Jean Jacques Rousseau: para esse pensador, as desigualdades naturais são aceitáveis, por decorrerem da natureza humana. Já as desigualdades morais não o são, uma vez que consistem “nos vários privilégios de que alguns gozam em prejuízo de outros, como serem mais ricos, mais poderosos e homenageados do que estes, ou ainda, por fazerem-se obedecer por eles.”
Para Rousseau a constituição da sociedade civil através do contrato social é o que legitima o Estado e as leis e responde, assim, à questão: por que se deve obedecer às leis? A sociedade civil fundada através do contrato social. Além disso, representa a escolha pela liberdade civil em desfavor da liberdade natural do estado de natureza. Segundo Rousseau, o pacto só fazia sentido se caminhasse em direção à uma democracia direta e a liberdade civil, onde o indivíduo exerceria o próprio poder soberano, ou seja, os indivíduos criariam as próprias leis e as obedecem, sendo este súdito e soberano do Estado (somente aos associados compete regulamentar as condições da sociedade – crítica democracia representativa de Locke), onde o poder fundamental seria o legislativo.
Rousseau propõe um contrato social através do racionalismo, utilizando as leis naturais e a essência humana, de maneira que tal contrato pudesse ser realizado mediante uma transformação política e educacional, e esta transformação seria feita utilizando-se o método da desnaturação. O método aludido, se embasa, fundamentalmente, na concepção de educação, em outras palavras: haveria uma modificação na consciência do homem de modo a torná-lo um cidadão consciente e racional, capaz de ver a equidade e o ‘amor de si’, este, seria o homem natural ‘reformado’, ou seja, o cidadão.

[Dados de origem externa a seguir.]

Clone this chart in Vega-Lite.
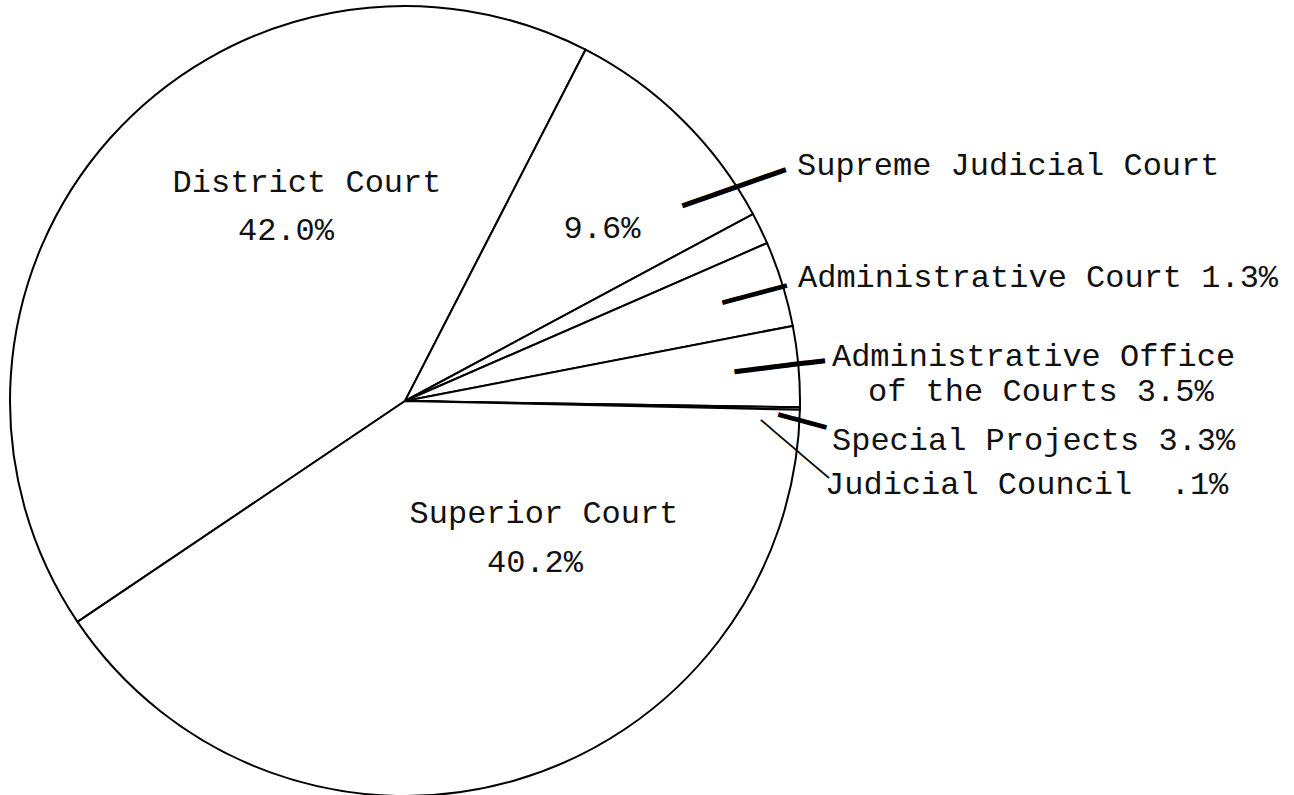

Rousseau afirmou o seguinte: “Concebo, na espécie humana, dois tipos de desigualdade: uma que chamo de natural ou física, por ser estabelecida pela natureza e que consiste na diferença das idades, da saúde, das forças do corpo e das qualidades do espírito e da alma; a outra, que se pode chamar de desigualdade moral ou política, porque depende de uma espécie de convenção e que é estabelecida ou, pelo menos, autorizada pelo consentimento dos homens.” Segundo esse filósofo, as desigualdades naturais são aceitáveis, mas as desigualdades morais não o são, pois consistem em privilégios de uns sobre os outros. Nessa medida, Rosseau prima pela consagração da liberdade, igualdade e a justiça dentro do Estado, mesmo contra a vontade da maioria.
Hannah Arendt: Afirma sobre a importância de o homem pertencer à comunidade em que nasceu, a ter o direito de nacionalidade e, igualmente, todos os demais direitos.
Arendt afirmou o seguinte: “Algo mais fundamental do que a liberdade e a justiça, que são os direitos dos cidadãos, está em jogo quando deixa de ser natural que um homem pertença à comunidade em que nasceu…” Essa afirmação, que remete à época da II Guerra Mundial, também pode ser aplicada ao contexto atual no que se refere aos refugiados, e afirma que o mais fundamental de todos os direitos humanos é o direito de ter direitos, o que não ocorre com os apátridas. Diante disso, o homem perde essa qualidade considerada, por ela essencial, deixar de pertencer a uma comunidade organizada, disposta e capaz de garantir quaisquer direitos.